Aber bei der alljährlichen Skinheadparty in Nienhagen schauen die Neonazis eben doch noch genauso aus. Hier trifft sich die "alte Schule" der Bewegung, teils schon ältere Herrschaften, die in der Neonaziszene der 1990er-Jahre sozialisiert worden sind. Der Frauenanteil bewegt sich bei geschätzten zehn Prozent, der Anteil derjenigen, deren Haare länger als fünf Millimeter sind, dürfte ähnlich gering sein. Aus ganz Deutschland, aus der Schweiz, Bulgarien und Italien sind sie gekommen, um mal wieder die Sau rauszulassen. Allerdings mit angezogener Handbremse, denn angesichts der zahlreichen Polizisten vor Ort kann die Szene ihre nazistische Ideologie dann doch nicht so ausleben, wie sie es ansonsten gerne tut, etwa bei all den geheim veranstalteten Rechtsrock-Konzerten, die jedes Wochenende irgendwo in der Republik stattfinden. Als in Nienhagen von der Bühne die Anweisung kommt: "Der Arm bleibt unten" - was soviel heißt wie: der Hitler-Gruß ist verboten - gibt es denn auch Buh-Rufe aus dem Publikum.

Bühne des Rechtsrockfestivals

Die Skinheads tragen ihre faschistische Gesinnung offen auf ihren T-Shirts zur Schau, ebenso ihre Gewaltbereitschaft: Stahlhelme, Eiserne Kreuze, Beile, Handgranaten, Pistolen.

Auftritt bekannter Rechtsrock-Bands

Mitglieder von "Voice of Anger"

Auf der Bühne oben lärmen Bands wie "KdF", was für "Kraft durch Froide" steht, "Sturmtrupp" oder "Faustrecht". Die letzten beiden stammen aus dem bayerischen Allgäu, "Faustrecht" sind Veteranen der Szene.

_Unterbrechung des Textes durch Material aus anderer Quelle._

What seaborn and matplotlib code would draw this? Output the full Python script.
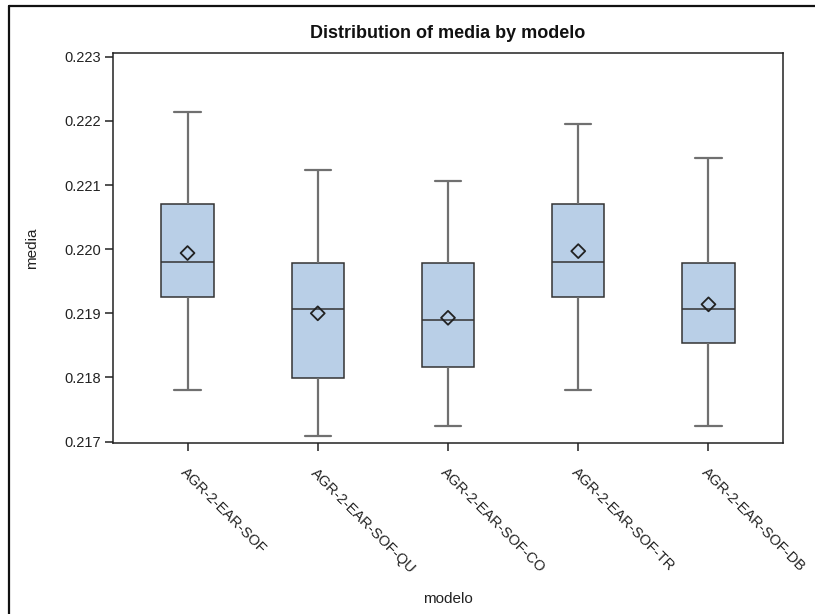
import numpy as np
import pandas as pd
import matplotlib
matplotlib.use("Agg")
import matplotlib.pyplot as plt
from matplotlib.lines import Line2D
import seaborn as sns

# Five-number summaries and means of "media" for each model
modelo = ["AGR-2-EAR-SOF", "AGR-2-EAR-SOF-QU", "AGR-2-EAR-SOF-CO",
          "AGR-2-EAR-SOF-TR", "AGR-2-EAR-SOF-DB"]
minimo = [0.21780, 0.21708, 0.21725, 0.21780, 0.21725]
q1 = [0.21925, 0.21799, 0.21816, 0.21925, 0.21853]
mediana = [0.21980, 0.21907, 0.21889, 0.21980, 0.21907]
q3 = [0.22070, 0.21979, 0.21978, 0.22070, 0.21979]
maximo = [0.22214, 0.22124, 0.22106, 0.22196, 0.22142]
media = [0.21994, 0.21900, 0.21893, 0.21997, 0.21914]

yticks = [0.217, 0.218, 0.219, 0.220, 0.221, 0.222, 0.223]

# Long-form table: each model represented by its five summary values
df = pd.DataFrame({
    "modelo": np.repeat(modelo, 5),
    "media": np.column_stack([minimo, q1, mediana, q3, maximo]).ravel(),
})
means = pd.DataFrame({"modelo": modelo, "media": media})

sns.set_style("white")
plt.rcParams["font.family"] = ["Liberation Sans", "DejaVu Sans"]

fig = plt.figure(figsize=(8.15, 6.14), dpi=100)
ax = fig.add_axes([0.139, 0.2777, 0.8214, 0.636])

edge = "#333333"
whisk = "#707070"
sns.boxplot(
    data=df, x="modelo", y="media", order=modelo, ax=ax,
    whis=(0, 100), width=0.4, color="#B9CFE7", saturation=1,
    boxprops=dict(facecolor="#B9CFE7", edgecolor=edge, linewidth=1.1),
    medianprops=dict(color=edge, linewidth=1.1),
    whiskerprops=dict(color=whisk, linewidth=1.6),
    capprops=dict(color=whisk, linewidth=1.6),
    showfliers=False,
)
sns.scatterplot(
    data=means, x="modelo", y="media", ax=ax, marker="D", s=50,
    facecolor="none", edgecolor="#222222", linewidth=1.3, zorder=5,
)

ax.set_xlim(-0.57, 4.57)
ax.set_ylim(0.21697, 0.22306)
ax.set_yticks(yticks)
ax.set_yticklabels([f"{v:.3f}" for v in yticks])

for s in ax.spines.values():
    s.set_visible(True)
    s.set_color("#222222")
    s.set_linewidth(1.1)

ax.tick_params(axis="both", which="both", direction="out", length=6,
               width=1.1, color="#222222", labelsize=10.5, labelcolor="#222222",
               left=True, bottom=True)
ax.tick_params(axis="y", pad=3)
ax.tick_params(axis="x", pad=10)
plt.setp(ax.get_xticklabels(), rotation=-45, ha="left", va="top",
         rotation_mode="anchor")

ax.set_xlabel("modelo", fontsize=11, color="#222222", labelpad=12)
ax.set_ylabel("media", fontsize=11, color="#222222", labelpad=18)
ax.set_title("Distribution of media by modelo", fontsize=13,
             fontweight="bold", color="#111111", pad=11)

# Outer frame lines along the top and left of the figure
fig.add_artist(Line2D([9 / 815, 1.0], [1 - 6 / 614, 1 - 6 / 614],
                      transform=fig.transFigure, color="#111111", lw=1.6))
fig.add_artist(Line2D([9 / 815, 9 / 815], [0.0, 1 - 6 / 614],
                      transform=fig.transFigure, color="#111111", lw=1.6))

fig.savefig("out.png", dpi=100, facecolor="white")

Es gibt sie seit 20 Jahren und schon ihre erste Veröffentlichung wurde beschlagnahmt und indiziert. Laut Netz-gegen-nazis.de waren sie eine Art Hausband für die Organisation "Skinheads Allgäu". Die Neonazivereinigung wurde zwar 1996 verboten, doch bis heute gibt es im Allgäu eine aktive extrem rechte Szene. Das war am Wochenende auch am Publikum in Nienhagen zu sehen: Im Block marschierten Mitglieder von "Voice of Anger" aufs Festivalgelände, eine Gruppe aus dem Großraum Kempten, Memmingen und Krumbach. Laut Polizei organisieren sie sich ähnlich wie Rockerclubs in sogenannten "Chaptern". Viele von ihnen tragen "Kutten", darauf ihr Logo: das Stadtwappen von Memmingen mit einem gekreuzigten Skinhead. Laut Polizei hatte "Voice of Anger" zuletzt großen Zulauf und zählt inzwischen über 85 Mitglieder. Im Mittelpunkt ihrer Aktivitäten stehe "die gemeinsame Freizeitgestaltung" heißt es im aktuellen bayerischen Verfassungsschutzbericht. Und dazu gehören in diesen Kreisen Veranstaltung wie ein "Braunen Oktoberfestes" vergangenen November im Landkreis Günzburg. Oder eben eine gemeinsame Fahrt zur "Skinheadparty" nach Sachsen-Anhalt.

Genehmigt vom Oberverwaltungsgericht

Mitglieder von "Voice of Anger"

Auf dem Festivalgelände am Nienhagener Ortsrand, das von einem hohen Bretterzaun umgeben ist, versucht die erste Band, das Publikum anzuheizen, der Sänger brüllt ins Mikro: "Wir hassen das System, wir hassen diesen Staat". Und irgendwann fliegen erste volle Trinkbecher in Richtung der Journalisten vor dem Festivalgelände, die für die Neonazis nur "Knechte des Systems" sind und die es angesichts des steigenden Alkoholpegels und der ebenso steigenden Aggressivität der Konzertbesucher irgendwann vorziehen, sich zurückzuziehen.

Dass die Skinheadparty praktisch ungehindert steigen kann, ist dem sachsen-anhaltinischen Oberverwaltungsgericht zu verdanken, das Verbotsanträge und Auflagenbescheide der betroffenen Kommune für null und nichtig erklärt hat. Die deutsche Neonaziszene feiert das wie einen Sieg - zurecht.

Solidaritätsadresse für Beate Zschäpe

Auf Rechtsrockkonzerten wird nicht nur Hass und NS-Propaganda verbreitet, sie sind zudem identitätsstiftend für die Szene, sie mobilisieren neue Anhänger - und sie bringen nicht zuletzt den Veranstaltern jede Menge Geld. Doch Behörden und Justiz zeigen sich oftmals entweder machtlos oder untätig und spielen die Gefahr, die von solchen Events ausgeht, herunter. Nicht nur in Sachsen-Anhalt, auch in Bayern. Etwa vergangenen Oktober, als rund 1.000 Neonazis ins mittelfränkischen Scheinfeld strömten und die Band "Überzeugungstäter" ungehindert und ungestraft ein Loblied auf den NSU singen konnte: "Beate Zschäpe, du bist die Schönste, die Schönste im ganzen Land."